By the end of the day it became apparent that a few of the viewers felt that there was a possibility the whole thing was a very elaborate and expensive hoax. I felt that this possibility was so extremely remote as to be almost non-existent. (None of these individuals witnessed more than one showing, I believe). However, I did have to take into consideration the fact that I believe that I viewed the film through somewhat different eyes than most of the persons present.
Firstly I think that a taxidermist will see and retain far more detail, while watching an animal, and is probably far more qualified to recognize anything unnatural, than the average person.

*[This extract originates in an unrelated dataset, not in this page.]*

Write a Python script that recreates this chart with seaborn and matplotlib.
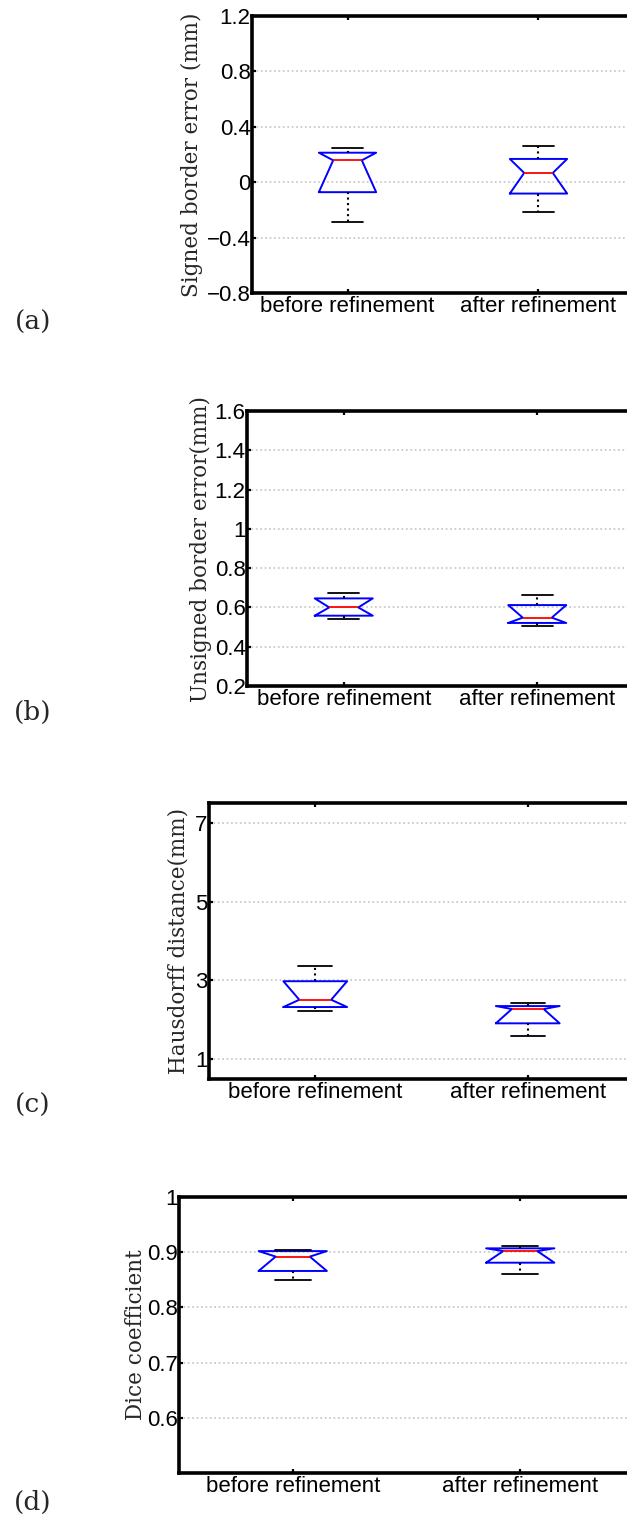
import matplotlib
matplotlib.use("Agg")
import matplotlib.pyplot as plt
import seaborn as sns
import numpy as np

# group names
groups = ['before refinement', 'after refinement']

# five-number summaries: [whisker low, q1, median, q3, whisker high]
signed_before = [-0.284, -0.072, 0.158, 0.213, 0.249]
signed_after = [-0.217, -0.082, 0.067, 0.168, 0.259]
unsigned_before = [0.539, 0.558, 0.600, 0.646, 0.673]
unsigned_after = [0.505, 0.521, 0.548, 0.612, 0.665]
hausdorff_before = [2.23, 2.325, 2.51, 2.98, 3.36]
hausdorff_after = [1.583, 1.912, 2.274, 2.35, 2.417]
dice_before = [0.849, 0.866, 0.892, 0.902, 0.904]
dice_after = [0.860, 0.881, 0.902, 0.907, 0.912]

ylabels = ['Signed border error (mm)', 'Unsigned border error(mm)',
           'Hausdorff distance(mm)', 'Dice coefficient']
panel_tags = ['(a)', '(b)', '(c)', '(d)']
ylims = [(-0.8, 1.2), (0.2, 1.6), (0.5, 7.5), (0.5, 1.0)]
yticks = [[-0.8, -0.4, 0, 0.4, 0.8, 1.2],
          [0.2, 0.4, 0.6, 0.8, 1, 1.2, 1.4, 1.6],
          [1, 3, 5, 7],
          [0.6, 0.7, 0.8, 0.9, 1]]
ytick_labels = [['\u22120.8', '\u22120.4', '0', '0.4', '0.8', '1.2'],
                ['0.2', '0.4', '0.6', '0.8', '1', '1.2', '1.4', '1.6'],
                ['1', '3', '5', '7'],
                ['0.6', '0.7', '0.8', '0.9', '1']]

sns.set_style("white")
plt.rcParams['font.family'] = ['Liberation Sans', 'DejaVu Sans']

W, H = 627, 1519
fig = plt.figure(figsize=(W / 100, H / 100), dpi=100)

# axes boxes in pixels: left, top, bottom (right edge runs past the page)
boxes = [(252, 16, 293), (247, 411, 686), (209, 803, 1079), (179, 1197, 1473)]
label_x = [203, 212, 190, 147]
tag_y = [322, 712, 1105, 1502]

data = [(signed_before, signed_after), (unsigned_before, unsigned_after),
        (hausdorff_before, hausdorff_after), (dice_before, dice_after)]


def summary(v, name):
    lo, q1, med, q3, hi = v
    # notch ends drawn at the quartiles, as in the original figure
    return dict(label=name, whislo=lo, q1=q1, med=med, q3=q3, whishi=hi,
                cilo=q1, cihi=q3, fliers=[])


for i, (l, t, b) in enumerate(boxes):
    right = 634
    ax = fig.add_axes([l / W, (H - b) / H, (right - l) / W, (b - t) / H])
    stats = [summary(v, g) for v, g in zip(data[i], groups)]
    ax.bxp(stats, positions=[1, 2], widths=0.3, capwidths=0.16,
           shownotches=True, showfliers=False,
           boxprops=dict(color='blue', linewidth=1.4),
           medianprops=dict(color='red', linewidth=1.3),
           whiskerprops=dict(color='black', linestyle=':', linewidth=1.5),
           capprops=dict(color='black', linewidth=1.3))
    ax.set_xlim(0.5, 2.5)
    ax.set_ylim(*ylims[i])
    ax.set_yticks(yticks[i])
    ax.set_yticklabels(ytick_labels[i])
    ax.set_xticks([1, 2])
    ax.set_xticklabels(groups)
    ax.yaxis.grid(True, linestyle=':', color='#c4c4c4', linewidth=1.2)
    ax.xaxis.grid(False)
    for s in ax.spines.values():
        s.set_linewidth(2.6)
        s.set_color('black')
    ax.tick_params(axis='both', direction='in', length=3, width=1.6,
                   labelsize=16, colors='black', top=True, left=True,
                   bottom=True, pad=2)
    ax.tick_params(axis='y', pad=1)
    ax.set_ylabel(ylabels[i], family=['DejaVu Serif'], fontsize=15.5)
    ax.yaxis.set_label_coords((label_x[i] - l) / (right - l), 0.5)
    fig.text(33 / W, 1 - tag_y[i] / H, panel_tags[i], family=['DejaVu Serif'],
             fontsize=19, ha='center', va='center')

fig.savefig('out.png', dpi=100)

Secondly, evidence I witnessed in the mountains of Northern California about ten years ago changed me from a non-believer to a believer and since that time I have spent a major portion of those years, as you know, interviewing witnesses, investigating reports, collecting evidence, casting many, many different tracks, setting up camera and live traps, tracking the creatures dozens of times, etc., all of this was in an effort to capture one of the creatures. All of this experience only strengthened the case of the existence of the creature Bigfoot/Sasquatch.
Thirdly, many years ago I saw one of these creatures at fairly close range and watched it for about ninety seconds before it walked off into the timber.
Almost none of the persons present at the showing of the film had a background of experience like this so it is not surprising that there was some variance in the conclusions arrived at.
Since I know more about tracks than film and generally feel that they will tell me a more accurate story than film, I had a very strong urge to see the tracks that were being made during the time that Roger was shooting his film. I felt that the tracks could very well prove or disprove the authenticity of the pictures. No one else present seemed inclined or able so the following day I went on to California to have a look at the tracks.
My first full day up near the end of Bluff Creek, I missed the tracks completely. I walked some 14 to 16 miles on Bluff Creek and the many feeder creeks coming into it and found nothing of any particular interest other than the fact that Roger and Bob's horse tracks were everywhere I went. I found the place where the pictures had been taken and the tracks of Bigfoot the following morning. The tracks traversed a little more than 300 feet of a rather high sand, silt and gravel bar which had a light scattering of trees growing on it, no underbrush whatever but a considerable amount of drift debris here and there. The tracks then crossed Bluff Creek and an old logging road and continued up a steep mountainside.
This is heavily timbered with some underbrush and a deep carpet of ferns. About 80 or 90 feet above the creek and logging road there was very plain evidence where Bigfoot had sat down for some time among the ferns. He was apparently watching the two men below and across the creek from him. The distance would have been approximately 125-150 yards. His position was shadowed and well screened from observation from below. His tracks continued on up the mountain but I did not follow them far. I also spent little time in trying to backtrack Bigfoot from where his tracks appeared on the sandbar since it was soon obvious that he did not come up the creek but most probably came down the mountain, up the hard road a ways and then crossed the creek onto the sandbar. It was not difficult to find the exact spot where Roger was standing when he was taking his pictures and he was in an excellent position.
I spent hours that day examining the tracks, which, for the most part, were still in very good condition considering that they were 9 or 10 days old. Roger and Bob had covered a few of them with slabs of bark etc., and these were in excellent condition. The tracks appeared perfectly natural and normal. The same as the many others that we have tracked and become so familiar with over the years, but of a slightly different size. Most of the tracks showed a great deal of foot movement, some showed a little and a few indicated almost no movement whatever. I took plaster casts of ten consecutive imprints and the casts show a vast difference in each imprint, such as toe placement, toe gripping force, pressure ridges and breaks, weight shifts, weight distribution, depth, etc. Nothing whatever here indicated that these tracks could have been faked in some manner. In fact all of the evidence pointed in the opposite direction. And no amount of thinking and imagining on my part could conceive of a method by which these tracks could have been made fictitiously.
While passing through Weaverville I had phoned my sister and brother-in-law in San Diego and invited them up to Bluff Creek for a visit after my several years away and also to see the tracks. They arrived at my camp this particular evening shortly before I was preparing to leave. We stayed over another day. Allene was a skeptic and Harry a hard-headed non-believer. Both of them left there believing in the existence of this creature. I didn't try to convince them of anything. I simply took them to where the tracks were and let them examine them to their own satisfaction and draw their own conclusions. Harry has hunted big game all of his life. He has been all over Africa, Alaska, Yukon Territory, Canada, Mexico and the U.S. and stated that this impressed him more than anything he had ever seen in the bush in all of his travels. Harry made several tests and observations, one of which was walking briskly beside the tracks to try to match their depth of up to an inch and a quarter and more in places. Harry is a 200 pounder and the best he could do was an imprint of about 1/2 of an inch on the rear portion of his shoe heel and one-eighth of an inch and less on the rest of his shoe imprint. We both agreed, considering the depth of the two imprints and the difference in the amount of bearing surface, that the creature that made these tracks would have to weigh at least 600 to 700 pounds.